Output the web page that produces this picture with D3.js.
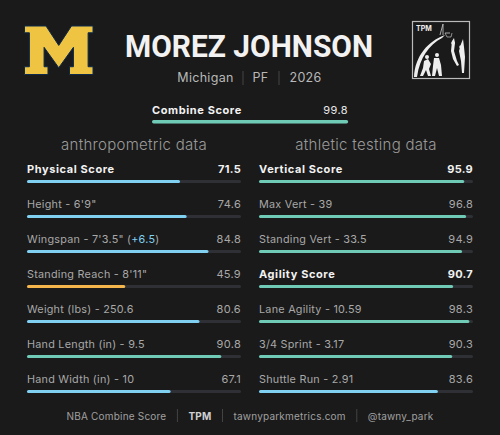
<!DOCTYPE html>
<html>
<head>
<meta charset="utf-8">
<script src="https://cdn.jsdelivr.net/npm/d3@7"></script>
<style>
  html, body { margin: 0; padding: 0; background: #1a1a1a; }
  svg { display: block; font-family: Inter, "Noto Sans", sans-serif; }
</style>
</head>
<body>
<svg id="chart" width="500" height="435"></svg>
<script>
var playerName = "MOREZ JOHNSON";
var subInfo = ["Michigan", "PF", "2026"];
var combineScore = 99.8;

var anthroLabels = ["Physical Score", "Height - 6'9\"", "Wingspan - 7'3.5\" (", "Standing Reach - 8'11\"", "Weight (lbs) - 250.6", "Hand Length (in) - 9.5", "Hand Width (in) - 10"];
var anthroValues = [71.5, 74.6, 84.8, 45.9, 80.6, 90.8, 67.1];
var anthroBold = [true, false, false, false, false, false, false];

var athleticLabels = ["Vertical Score", "Max Vert - 39", "Standing Vert - 33.5", "Agility Score", "Lane Agility - 10.59", "3/4 Sprint - 3.17", "Shuttle Run - 2.91"];
var athleticValues = [95.9, 96.8, 94.9, 90.7, 98.3, 90.3, 83.6];
var athleticBold = [true, false, false, true, false, false, false];

var footerParts = ["NBA Combine Score", "TPM", "tawnyparkmetrics.com", "@tawny_park"];

var svg = d3.select("#chart"),
    width = +svg.attr("width"),
    height = +svg.attr("height");

svg.append("rect").attr("width", width).attr("height", height).attr("fill", "#1a1a1a");

function barColor(v) {
    if (v >= 85) return "#6fcbb5";
    if (v >= 50) return "#80d0f2";
    return "#f4b54d";
}

// Michigan block M
var mPts = [[0,0],[22,0],[35,20],[48,0],[70,0],[70,7],[65,7],[65,42],[70,42],[70,50],[46,50],[46,42],[50,42],[50,22],[35,43],[20,22],[20,42],[24,42],[24,50],[0,50],[0,42],[5,42],[5,7],[0,7]];
var mx = d3.scaleLinear().domain([0, 70]).range([24.5, 93]);
var my = d3.scaleLinear().domain([0, 50]).range([26, 74.5]);
svg.append("path")
    .attr("d", d3.line().x(function(d){ return mx(d[0]); }).y(function(d){ return my(d[1]); })(mPts) + "Z")
    .attr("fill", "#f0c443")
    .attr("stroke", "#0d2a4d")
    .attr("stroke-width", 1);

// title
svg.append("text")
    .attr("x", 125).attr("y", 56.5)
    .attr("fill", "#f2f2f2")
    .attr("font-family", "Roboto, Inter, sans-serif")
    .attr("font-size", "32px")
    .attr("font-weight", 700)
    .attr("textLength", 248)
    .attr("lengthAdjust", "spacingAndGlyphs")
    .text(playerName);

var subX = [205.5, 260.5, 305.5];
subInfo.forEach(function(s, i) {
    svg.append("text")
        .attr("x", subX[i]).attr("y", 82)
        .attr("text-anchor", "middle")
        .attr("fill", "#b8b8b8")
        .attr("font-size", "12.5px")
        .attr("letter-spacing", "0.3px")
        .text(s);
});
[243, 279].forEach(function(x) {
    svg.append("line").attr("x1", x).attr("x2", x).attr("y1", 71).attr("y2", 85)
        .attr("stroke", "#444").attr("stroke-width", 1);
});

// TPM logo
var logo = svg.append("g").attr("transform", "translate(412,21)");
logo.append("rect").attr("x", 0.5).attr("y", 0.5).attr("width", 57).attr("height", 57)
    .attr("fill", "none").attr("stroke", "#bbb").attr("stroke-width", 1.2);
logo.append("text").attr("x", 4).attr("y", 10).attr("fill", "#eee")
    .attr("font-size", "7px").attr("font-weight", 700).text("TPM");
logo.append("path").attr("d", "M2,56 C3,35 16,20 33,14 L30,17 C17,24 8,36 5,56 Z").attr("fill", "#eee");
logo.append("path").attr("d", "M28,14 L31,3 M31,3 L31,14 M33,12 L38,12").attr("stroke", "#ccc").attr("stroke-width", 0.8).attr("fill", "none");
logo.append("path").attr("d", "M33,12 L35,16 L39,16 L40,12").attr("stroke", "#ddd").attr("stroke-width", 0.6).attr("fill", "none");
// players
logo.append("path").attr("d", "M40,20 L42,17 L43,22 L42,30 L45,40 L47,44 L45,45 L41,38 L39,30 Z").attr("fill", "#eee");
logo.append("circle").attr("cx", 41).attr("cy", 22).attr("r", 1.8).attr("fill", "#eee");
logo.append("path").attr("d", "M49,23 L51,18 L52,26 L53,36 L52,52 L50,52 L49,40 L47,30 Z").attr("fill", "#eee");
logo.append("circle").attr("cx", 49).attr("cy", 26).attr("r", 1.8).attr("fill", "#eee");
logo.append("path").attr("d", "M22,37 L27,37 L29,44 L30,55 L27,55 L25,47 L23,55 L20,55 L21,45 Z").attr("fill", "#eee");
logo.append("circle").attr("cx", 25).attr("cy", 34).attr("r", 2).attr("fill", "#eee");
logo.append("path").attr("d", "M12,40 L16,38 L19,43 L17,48 L19,55 L16,55 L14,49 L11,55 L8,55 L11,47 Z").attr("fill", "#eee");
logo.append("circle").attr("cx", 15).attr("cy", 36).attr("r", 2).attr("fill", "#eee");

// combine score
var cx = d3.scaleLinear().domain([0, 100]).range([152, 348.5]);
svg.append("text").attr("x", 152).attr("y", 114)
    .attr("fill", "#f2f2f2").attr("font-size", "11px").attr("font-weight", 700)
    .attr("letter-spacing", "0.6px").text("Combine Score");
svg.append("text").attr("x", 348).attr("y", 114).attr("text-anchor", "end")
    .attr("fill", "#e8e8e8").attr("font-size", "11px").attr("letter-spacing", "0.4px")
    .text(combineScore.toFixed(1));
svg.append("rect").attr("x", cx(0)).attr("y", 120).attr("height", 3.5)
    .attr("width", cx(100) - cx(0)).attr("rx", 1.7).attr("fill", "#2e3035");
svg.append("rect").attr("x", cx(0)).attr("y", 120).attr("height", 3.5)
    .attr("width", cx(combineScore) - cx(0)).attr("rx", 1.7).attr("fill", barColor(combineScore));

// panels
var rowY = d3.scalePoint().domain(d3.range(7)).range([169, 379]);

function panel(x0, x1, title, labels, values, bold, extra) {
    var x = d3.scaleLinear().domain([0, 100]).range([x0, x1]);
    svg.append("text").attr("x", (x0 + x1) / 2).attr("y", 150)
        .attr("text-anchor", "middle").attr("fill", "#9a9a9a")
        .attr("font-size", "15px").attr("font-weight", 300).attr("letter-spacing", "0.3px")
        .text(title);

    var g = svg.append("g");
    var row = g.selectAll("g.row").data(values).enter().append("g").attr("class", "row");

    var lab = row.append("text")
        .attr("x", x0)
        .attr("y", function(d, i) { return rowY(i) + 4; })
        .attr("fill", function(d, i) { return bold[i] ? "#f2f2f2" : "#a8a8a8"; })
        .attr("font-size", function(d, i) { return bold[i] ? "11px" : "10.8px"; })
        .attr("font-weight", function(d, i) { return bold[i] ? 700 : 400; })
        .attr("letter-spacing", function(d, i) { return bold[i] ? "0.6px" : "0.25px"; })
        .text(function(d, i) { return labels[i]; });

    if (extra) {
        lab.filter(function(d, i) { return i === extra.row; })
            .each(function() {
                var t = d3.select(this);
                t.append("tspan").attr("fill", "#80d0f2").text(extra.text);
                t.append("tspan").text(")");
            });
    }

    row.append("text")
        .attr("x", x1)
        .attr("y", function(d, i) { return rowY(i) + 4; })
        .attr("text-anchor", "end")
        .attr("fill", function(d, i) { return bold[i] ? "#f2f2f2" : "#a8a8a8"; })
        .attr("font-size", "11px")
        .attr("font-weight", function(d, i) { return bold[i] ? 700 : 400; })
        .attr("letter-spacing", "0.3px")
        .text(function(d) { return d.toFixed(1); });

    row.append("rect")
        .attr("x", x(0))
        .attr("y", function(d, i) { return rowY(i) + 11; })
        .attr("height", 3)
        .attr("width", x(100) - x(0))
        .attr("rx", 1.5)
        .attr("fill", "#2e3035");

    row.append("rect")
        .attr("x", x(0))
        .attr("y", function(d, i) { return rowY(i) + 11; })
        .attr("height", 3)
        .attr("width", function(d) { return x(d) - x(0); })
        .attr("rx", 1.5)
        .attr("fill", function(d) { return barColor(d); });
}

panel(27, 241, "anthropometric data", anthroLabels, anthroValues, anthroBold, {row: 2, text: "+6.5"});
panel(259, 473, "athletic testing data", athleticLabels, athleticValues, athleticBold, null);

// footer, laid out from measured text widths and centred
var gap = 11;
var foot = svg.append("g");
var items = footerParts.map(function(s, i) {
    return foot.append("text").attr("y", 420)
        .attr("fill", i === 1 ? "#d0d0d0" : "#a0a0a0")
        .attr("font-size", "10px")
        .attr("font-weight", i === 1 ? 700 : 400)
        .attr("letter-spacing", "0.2px")
        .text(s);
});
var widths = items.map(function(t) { return t.node().getComputedTextLength(); });
var total = d3.sum(widths) + gap * 2 * (items.length - 1);
var fx = 250 - total / 2;
items.forEach(function(t, i) {
    t.attr("x", fx);
    fx += widths[i];
    if (i < items.length - 1) {
        foot.append("line").attr("x1", fx + gap).attr("x2", fx + gap).attr("y1", 409).attr("y2", 422)
            .attr("stroke", "#444").attr("stroke-width", 1);
        fx += gap * 2;
    }
});
</script>
</body>
</html>
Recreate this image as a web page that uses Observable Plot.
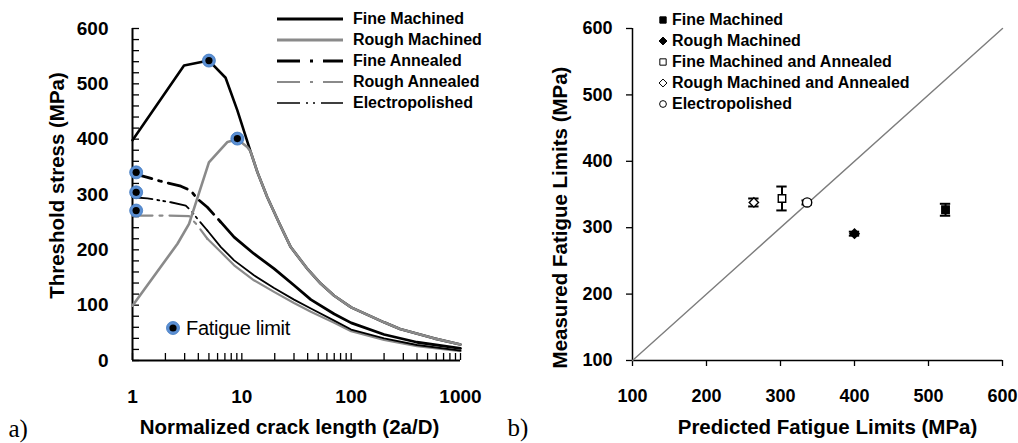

· · ·

JOB: Every line from the top of the material above through the line with "false, false, false, false];" should be duplicated exactly, please; leave out the pictures.

ANSWER BELOW:
Output the web page that produces this picture with D3.js.
<!DOCTYPE html>
<html>
<head>
<meta charset="utf-8">
<script src="https://cdn.jsdelivr.net/npm/d3@7"></script>
<style>
  html, body { margin: 0; padding: 0; background: #1a1a1a; }
  svg { display: block; font-family: Inter, "Noto Sans", sans-serif; }
</style>
</head>
<body>
<svg id="chart" width="500" height="435"></svg>
<script>
var playerName = "MOREZ JOHNSON";
var subInfo = ["Michigan", "PF", "2026"];
var combineScore = 99.8;

var anthroLabels = ["Physical Score", "Height - 6'9\"", "Wingspan - 7'3.5\" (", "Standing Reach - 8'11\"", "Weight (lbs) - 250.6", "Hand Length (in) - 9.5", "Hand Width (in) - 10"];
var anthroValues = [71.5, 74.6, 84.8, 45.9, 80.6, 90.8, 67.1];
var anthroBold = [true, false, false, false, false, false, false];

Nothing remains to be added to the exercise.